Er flog mitten in die große Maschine. Nein es war keine fliegen, es war ein lautloses Gleiten. Als sich das Oberteil seiner kleinen Maschine öffnete, hörte er Damenstimmen, die Geräusche von sich gaben, die auf ein Erstaunen schließen ließen. Er konnte seine Brille nicht abnehmen, da das Raumschiff innen mit Sonnenbankbestrahlung beleuchtet war. Er erkannte jedoch Umrisse von Damen, die abgesehen von Schürzen nichts anzuhaben schienen. Das war grundsätzlich schon mal in Ordnung.
Nur: Warum sprach keiner mit Horst? Eine der Putzkolonnendamen näherte sich Horst in bedrohlicher Weise. Sie sagte nix. Er spürte, dass es warm und feucht um den kleinen Horst wurde und genoss erst einmal die Situation. Ein Kopf bewegte sich schemenhaft auf und ab. Als sich der kleine Horst nicht mehr zurückhalten konnte, und 50 Millionen Nachkommen zum Ausgang drängten, schoss Horst unvermittelt mit Zisch 8 zurück zur Erde.
Von der Geschwindigkeit beeindruckt, blinzelte Horst unter seiner Spiegelbrille durch. Ihn lächelte ein sanftmütiges, etwas blödes Gesicht an.
„Danke Horst“ sagte das Gesicht.
„Gern geschehen, was macht das Putzgeschäft?“
„Wenn Du öfter zu uns kommst, bau ich es aus“. Sie lachte, zog sich das Höschen unter der Schürze wieder an und streifte ein Oberteil über.
„ Weißt Du, es wird Sommer und ich brauche jede Menge Sonne vorab. Auf mich kannst Du zählen“
Sie lachten, die Polin putzte weiter und Horst ging seiner Wege.
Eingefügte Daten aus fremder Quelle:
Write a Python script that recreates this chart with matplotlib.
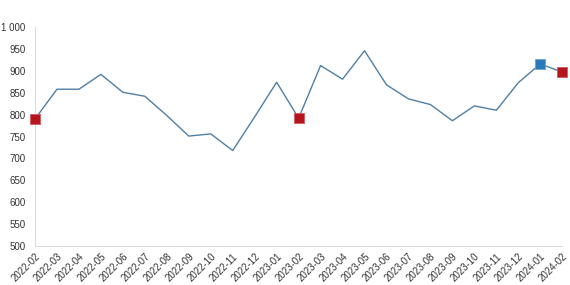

Zu Hause angekommen, kletterte er durch das Fenster seiner Wohnung (obwohl es eine Dachwohnung war, die 10 Stockwerke erklimm er oft in Notsituationen), um den lustigen Schwedinnen nicht über den Weg zu laufen. Die hatten sich drei Tage nicht gemeldet und waren vermutlich stark an Horsts Anwesenheit interessiert.

In der Wohnung griff Horst zum Telefon.
„Werner, geht noch was?“
„Jo, ich bringe ein paar Dosen Hansa mit“
Sie hatten einen entspannten Abend (die Klingel war abgestellt).
 

Rainer

Mitglied
da wellt sich der zehennagel, und ich dachte schon, ich krieg` keinen horst mehr zu lesen!
gewohnt treffsicher und daher unterhaltsam.

zwei flüchtigkeitsfehler:

"Ab und zu eine der Nachbarinnen glücklich macht (die ..."

gemacht, denke ich

"...die 10 Stockwerke erklimm er oft in Notsituationen), um..."

erklimmt


grüße

rainer
 
D

Denschie

Gast
Hallo Kalle,

ziemlich coole geschichte, ich habe mich sehr gut amüsiert!
Auf die Idee des "Mitsonnens" bin ich noch gar nicht gekommen...
Ein Flüchtigkeitsfehler:
"...Zigarren im Herrenzimmer geraucht..." muss es glaub ich heißen.